We can only speculate what happened: the illnesses that spread throughout the palace, and the nearness to death to many. This was evidently a visitation of God, and they searched out the reason for it.
God has already solved our problems before we ask him. God has already determined what he will do. Years ago I was speaking to a group of men who were Bible believers, evangelicals, in the Church of England, and the discussion turned this: ‘If in the Church of England they ordain women priests, we will not survive that. If they take away the Thirty-nine Articles, we will leave. If they do this, that, or the other we cannot remain. But in the meantime until they do something radical like that, this is the best fishing boats from which to win the community for the parish to the Lord.’ And in vain one said, ‘Yes, but what's the teaching of Scripture about Bible believing people not being mixed with the liberals, Catholics, modernists, and all the rest of it?’ Well they said, ‘You've got to be in the best place, and we believe that to be in the church gives us wonderful opportunities.’ Abram said, ‘I believe that my life must be preserved because the promised Messiah will come through me. Therefore I have got to tell lies to preserve my life, and I have got to bring about my own deliverance!’ How we think sometimes! We trust God and yet we don't trust God. We believe him, and yet we fear and make our own human solutions to problems. So that's the lesson here. Abram had a double reproof. Before his eyes the plague came down upon Pharaoh's household, and he realised, ‘God was ready to deliver me all the time.’ Pharaoh says, ‘I would never have taken your wife if I had known that she was your wife.’ God had already prepared Pharoah’s heart and then Pharaoh himself reproves Abram. He is reproved by God; he is reproved by the world, and he is conducted out under an armed guard like a common criminal. So the people of God and their message is discredited, because they take the solution into their own hands.

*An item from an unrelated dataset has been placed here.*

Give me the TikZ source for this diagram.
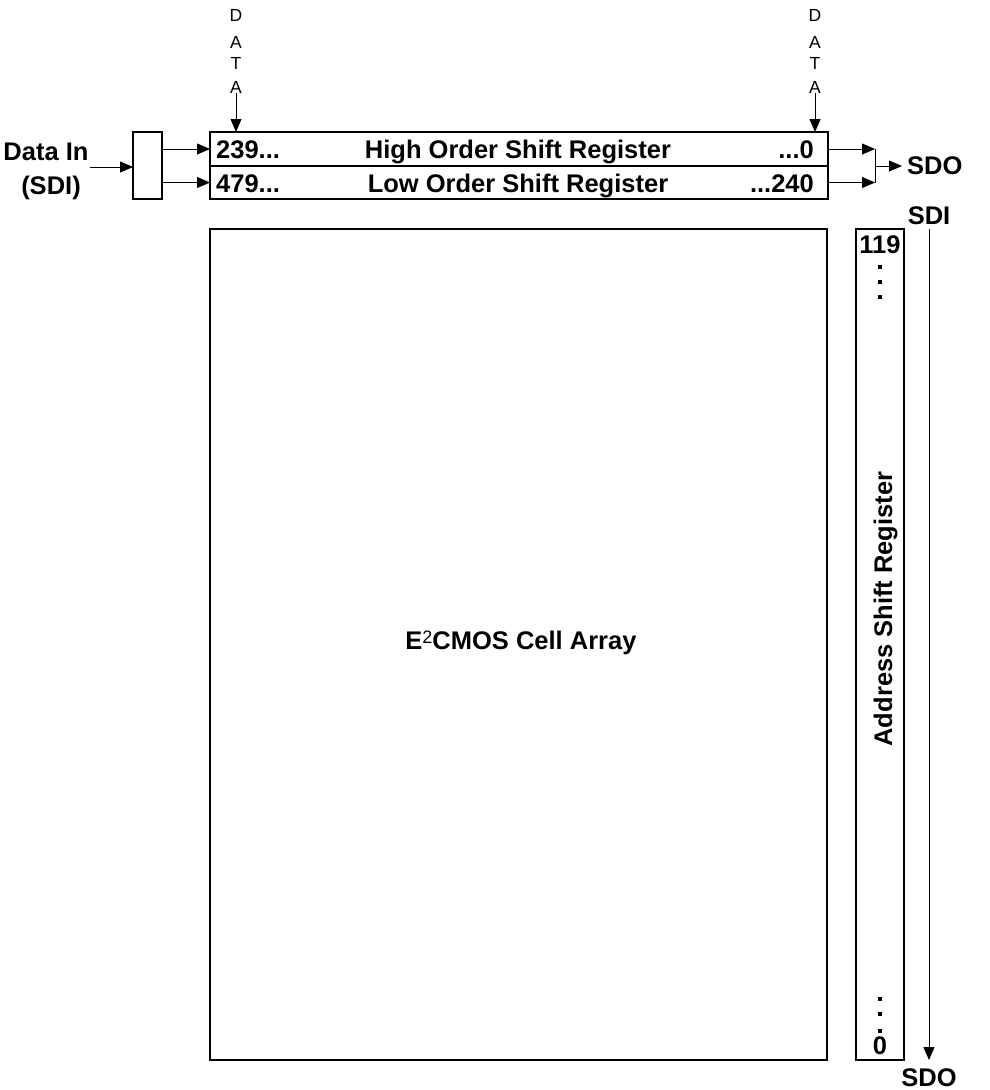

We have not had an unmistakable voice of God. We have not had an appearance of God, but we have had things which are very powerful in our lives. We have had, the illumination of the Holy Spirit, the call of God to our hearts. We have had the new birth and the great change of our nature, and great renewals within us. We have had answered prayer. We have all the history of the Gospels and the word of truth; we have fellowship one with another. We have so many evidences with which to trust God. As Abram had those unmistakable appearances so we have unmistakable tokens of God's promise and power and goodness. Trust him. That is surely the message of chapter 12.